A partir da primeira intifada, em 1987, foi implementado o sistema de permissão de acesso a Jerusalém, ao que o governo de Israel denomina território judeu. Depois, em 1988, proibiu a viagem de Gaza à Cisjordânia e vice-versa. Isso até hoje só é possível em datas e casos especiais, com autorização. Outra data marcante foi 1991; com a Guerra do Golfo, Israel, que é aliado dos Estados Unidos, se sentia entre inimigos e, vendo-se ameaçado de todos os lados, quis fechar mais as fronteiras. O sistema de permissão de acesso ao território israelita ficou mais rigoroso e individualizado. 
Desde 2000, quando aconteceu a segunda revolta palestina contra a ocupação, o cerco se fechou ainda mais. E com a construção do Muro de Israel, a partir de 2002, os palestinos dizem que vivem numa prisão a céu aberto.

Os atentados suicidas começaram em 2001, pelos chamados homens-bomba, e mulheres-bomba também, do Hamas, da Jihad Islâmica e da Brigada dos Mártires de Al-Aqsa. Em 2006, uma mulher-bomba, com 57 anos,
 Fátima Omar Mahmud Al-Najar, era mãe de 9 filhos e avó de 41 crianças. Dias antes de cometer suicídio, Fátima havia participado no cordão humano formado por dezenas de mulheres palestinas em torno da mesquita de Beit Hanun, em Gaza, para proteger militantes palestinos sitiados por soldados israelitas. No dia 3 de novembro de 2006, o exército de Israel atirou contra mulheres e crianças que estavam ali com a justificação de que os homens estavam tentando fugir vestidos de mulheres. O exército ocupou Beit Hanun por duas semanas. Dezanove pessoas morreram, a maioria mulheres e crianças. No dia 23 de novembro, Fátima se aproximou de um grupo de soldados e detonou os explosivos. Ela morreu e cinco militares ficaram feridos.

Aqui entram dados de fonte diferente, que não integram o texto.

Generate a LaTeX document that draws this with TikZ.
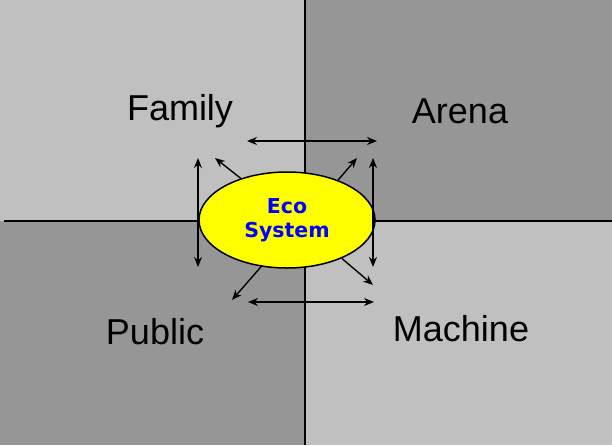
\documentclass[tikz,border=0pt]{standalone}
\usepackage{fontspec}
\setmainfont{Liberation Sans}
\newfontfamily\ecofont{DejaVu Sans}
\usepackage{tikz}
\usetikzlibrary{arrows.meta, positioning, shapes.geometric}

\definecolor{quadlight}{RGB}{192,192,192}
\definecolor{quaddark}{RGB}{150,150,150}
\definecolor{ecoyellow}{RGB}{255,255,0}
\definecolor{ecoblue}{RGB}{0,0,255}

\begin{document}
\begin{tikzpicture}[
    x=1pt, y=-1pt,
    quadlabel/.style={font=\fontsize{36}{40}\selectfont, inner sep=0pt},
    arrow/.style={-{Stealth[length=10pt, width=8pt]}, line width=1.4pt},
    twoway/.style={{Stealth[length=10pt, width=8pt]}-{Stealth[length=10pt, width=8pt]}, line width=1.4pt}
]
    \useasboundingbox (0,0) rectangle (612,445);
    % quadrants
    \fill[quadlight] (0,0) rectangle (305,221);
    \fill[quaddark] (305,0) rectangle (612,221);
    \fill[quaddark] (0,221) rectangle (305,445);
    \fill[quadlight] (305,221) rectangle (612,445);
    \draw[line width=2pt] (305,0) -- (305,445);
    \draw[line width=2pt] (4,221) -- (612,221);

    \node[quadlabel] (family) at (180,111) {Family};
    \node[quadlabel] (arena) at (460,111) {Arena};
    \node[quadlabel] (public) at (155,332) {Public};
    \node[quadlabel] (machine) at (461,329) {Machine};

    \node[ellipse, draw, line width=1.5pt, fill=ecoyellow, minimum width=176pt, minimum height=96pt,
          inner sep=0pt, align=center, text=ecoblue, font=\ecofont\bfseries\fontsize{20.5}{24}\selectfont]
          (eco) at (287,220) {Eco\\System};

    % free ends
    \coordinate (tl) at (215,158);
    \coordinate (tr) at (357,158);
    \coordinate (bl) at (232,300);
    \coordinate (br) at (373,285);
    \coordinate (topw) at (247,141);
    \coordinate (tope) at (377,141);
    \coordinate (botw) at (248,302);
    \coordinate (bote) at (374,302);
    \coordinate (leftn) at (198,158);
    \coordinate (lefts) at (198,267);
    \coordinate (rightn) at (373,158);
    \coordinate (rights) at (373,267);

    \draw[arrow] (eco.138) -- (tl);
    \draw[arrow] (eco.38) -- (tr);
    \draw[arrow] (eco.241) -- (bl);
    \draw[arrow] (eco.-35) -- (br);

    \draw[twoway] (topw) -- (tope);
    \draw[twoway] (botw) -- (bote);
    \draw[twoway] (leftn) -- (lefts);
    \draw[twoway] (rightn) -- (rights);
\end{tikzpicture}
\end{document}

Junto ao muro da Cidade Velha de Jerusalém h
á bastante judeus ortodoxos, roupa preta e cabelo com tranças a cair à frente das orelhas, com o livrinho da Torá pertinho dos olhos. A rua movimentada é a Jaffa Road, uma rua comercial famosa da cidade. Vê-se que há uma boa mistura de judeus e árabes por aqui. Os árabes que estão aqui moram ou trabalham na cidade, porque a maioria que vem dos territórios ocupados não pode circular por Jerusalém. Eles têm um destino certo, e se forem apanhados fora do itinerário são mandados de volta e podem até ser presos. A Cidade Velha ou Cidade Antiga de Jerusalém é retangular e cercada por uma enorme muralha. Em 1981, o lugar foi nomeado pela Unesco Património Mundial da Humanidade. Foi construída, provavelmente, pelo rei Salomão, entre 1000 e 900 a.C. Existem oito portões. A cidade concentra os principais locais sagrados e está dividida em quatro partes: a judaica, a cristã, a arménia e a muçulmana.

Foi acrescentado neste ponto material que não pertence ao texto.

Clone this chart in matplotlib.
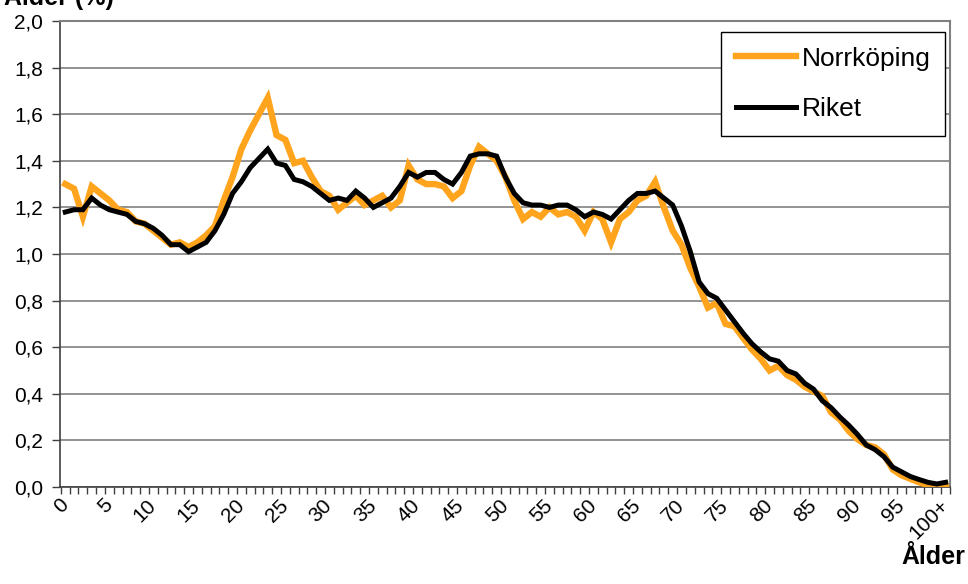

O bairro cristão está na parte noroeste. A Basílica do Santo Sepulcro é o lugar mais visitado, junto com a Via Dolorosa, o caminho percorrido por Jesus. A sudoeste, está o bairro arménio. O bairro muçulmano fica a nordeste, onde estão localizadas as duas mesquitas — a Cúpula da Rocha e a Mesquita de Al-Aqsa — e o Haram Ash-Sharif, chamado pelos judeus de Monte do Templo. O bairro judeu fica a sudeste, onde também ficam o monte Sião e o túmulo do rei David. Para entrar no bairro árabe tem de se encontrar o portal de Jaffa. As ruas da Cidade Velha são bastante estreitas e cheias de gente, muitos turistas, europeus, muitos africanos, orientais, gente de todos os lugares. E, além dos lugares sagrados, lojas, árabes ou beduínos que veem a alma das pessoas através dos olhos, muitas lojinhas de lembranças ou recordações.

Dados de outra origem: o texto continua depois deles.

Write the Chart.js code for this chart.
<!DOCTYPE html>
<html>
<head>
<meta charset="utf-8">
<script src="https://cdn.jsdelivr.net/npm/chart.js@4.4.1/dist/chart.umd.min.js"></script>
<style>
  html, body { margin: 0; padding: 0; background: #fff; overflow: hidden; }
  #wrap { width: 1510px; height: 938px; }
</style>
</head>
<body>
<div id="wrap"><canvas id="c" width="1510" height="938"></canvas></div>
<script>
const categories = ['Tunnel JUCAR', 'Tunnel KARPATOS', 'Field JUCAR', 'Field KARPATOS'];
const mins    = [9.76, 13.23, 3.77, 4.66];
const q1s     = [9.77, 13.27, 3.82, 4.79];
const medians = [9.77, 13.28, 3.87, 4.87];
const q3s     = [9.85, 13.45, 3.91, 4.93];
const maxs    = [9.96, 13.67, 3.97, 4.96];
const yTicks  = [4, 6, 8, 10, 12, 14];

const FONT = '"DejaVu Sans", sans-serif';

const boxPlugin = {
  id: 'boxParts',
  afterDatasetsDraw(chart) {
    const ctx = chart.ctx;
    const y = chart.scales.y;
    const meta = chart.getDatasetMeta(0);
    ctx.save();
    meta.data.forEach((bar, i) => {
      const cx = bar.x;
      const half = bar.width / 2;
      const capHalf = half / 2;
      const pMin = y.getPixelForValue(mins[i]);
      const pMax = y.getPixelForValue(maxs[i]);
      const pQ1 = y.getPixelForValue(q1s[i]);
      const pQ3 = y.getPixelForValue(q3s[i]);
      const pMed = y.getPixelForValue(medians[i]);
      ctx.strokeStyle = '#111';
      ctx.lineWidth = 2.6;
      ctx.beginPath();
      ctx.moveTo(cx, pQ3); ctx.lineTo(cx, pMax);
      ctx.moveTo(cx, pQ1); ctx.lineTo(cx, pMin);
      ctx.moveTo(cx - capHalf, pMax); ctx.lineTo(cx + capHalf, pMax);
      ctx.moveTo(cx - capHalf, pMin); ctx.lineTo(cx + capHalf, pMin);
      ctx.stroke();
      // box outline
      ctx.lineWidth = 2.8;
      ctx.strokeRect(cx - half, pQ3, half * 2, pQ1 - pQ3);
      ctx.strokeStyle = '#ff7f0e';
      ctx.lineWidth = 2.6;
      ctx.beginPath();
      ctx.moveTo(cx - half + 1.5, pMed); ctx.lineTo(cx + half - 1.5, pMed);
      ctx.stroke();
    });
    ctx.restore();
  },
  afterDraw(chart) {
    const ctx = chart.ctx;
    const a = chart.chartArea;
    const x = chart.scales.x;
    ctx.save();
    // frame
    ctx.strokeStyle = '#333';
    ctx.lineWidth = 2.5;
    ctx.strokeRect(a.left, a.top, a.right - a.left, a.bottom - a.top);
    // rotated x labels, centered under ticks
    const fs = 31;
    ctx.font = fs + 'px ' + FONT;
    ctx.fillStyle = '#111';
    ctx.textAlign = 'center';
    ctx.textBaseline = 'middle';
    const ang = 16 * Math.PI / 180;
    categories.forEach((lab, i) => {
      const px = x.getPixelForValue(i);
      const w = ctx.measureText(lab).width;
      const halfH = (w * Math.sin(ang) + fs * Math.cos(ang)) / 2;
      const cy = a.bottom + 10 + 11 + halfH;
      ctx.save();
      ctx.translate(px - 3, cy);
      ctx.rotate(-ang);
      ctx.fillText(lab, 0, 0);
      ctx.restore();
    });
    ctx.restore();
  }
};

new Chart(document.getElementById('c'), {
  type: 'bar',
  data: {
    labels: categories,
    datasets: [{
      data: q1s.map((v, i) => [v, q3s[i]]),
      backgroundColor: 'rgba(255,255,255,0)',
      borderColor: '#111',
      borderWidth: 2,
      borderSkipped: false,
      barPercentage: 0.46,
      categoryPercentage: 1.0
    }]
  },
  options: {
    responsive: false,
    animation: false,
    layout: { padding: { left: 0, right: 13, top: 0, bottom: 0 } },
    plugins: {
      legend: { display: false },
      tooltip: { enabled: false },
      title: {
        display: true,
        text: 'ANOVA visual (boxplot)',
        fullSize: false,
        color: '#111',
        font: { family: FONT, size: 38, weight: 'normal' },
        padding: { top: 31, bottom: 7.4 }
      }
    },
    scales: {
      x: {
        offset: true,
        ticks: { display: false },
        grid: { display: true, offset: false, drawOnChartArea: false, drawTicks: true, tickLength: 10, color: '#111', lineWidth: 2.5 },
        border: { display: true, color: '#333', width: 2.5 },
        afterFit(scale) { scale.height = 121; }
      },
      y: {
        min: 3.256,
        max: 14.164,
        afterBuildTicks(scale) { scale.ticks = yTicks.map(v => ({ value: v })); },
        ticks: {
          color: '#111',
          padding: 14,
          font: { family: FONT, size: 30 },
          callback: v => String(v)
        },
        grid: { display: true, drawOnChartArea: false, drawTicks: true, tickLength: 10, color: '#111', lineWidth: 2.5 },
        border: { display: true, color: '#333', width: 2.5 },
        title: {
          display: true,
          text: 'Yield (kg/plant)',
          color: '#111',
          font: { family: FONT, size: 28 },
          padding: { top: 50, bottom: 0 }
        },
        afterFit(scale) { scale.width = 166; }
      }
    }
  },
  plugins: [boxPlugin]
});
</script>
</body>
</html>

Já é final de tarde. Os trabalhadores estão voltando para casa, e é hora também de nós regressarmos a Belém, o nosso hotel. O autocarro está lotado. São palestinos bastante simples que encontram serviço braçal em Jerusalém. A maioria trabalha na construção civil, como pedreiro. Muitos trabalham, inclusive, em assentamentos ilegais, construindo casas e prédios em terras palestinas, em terras que foram tomadas deles mesmos. No checkpoint, a mesma rotina: descemos, mostramos os documentos e, desta vez, temos de trocar de autocarro.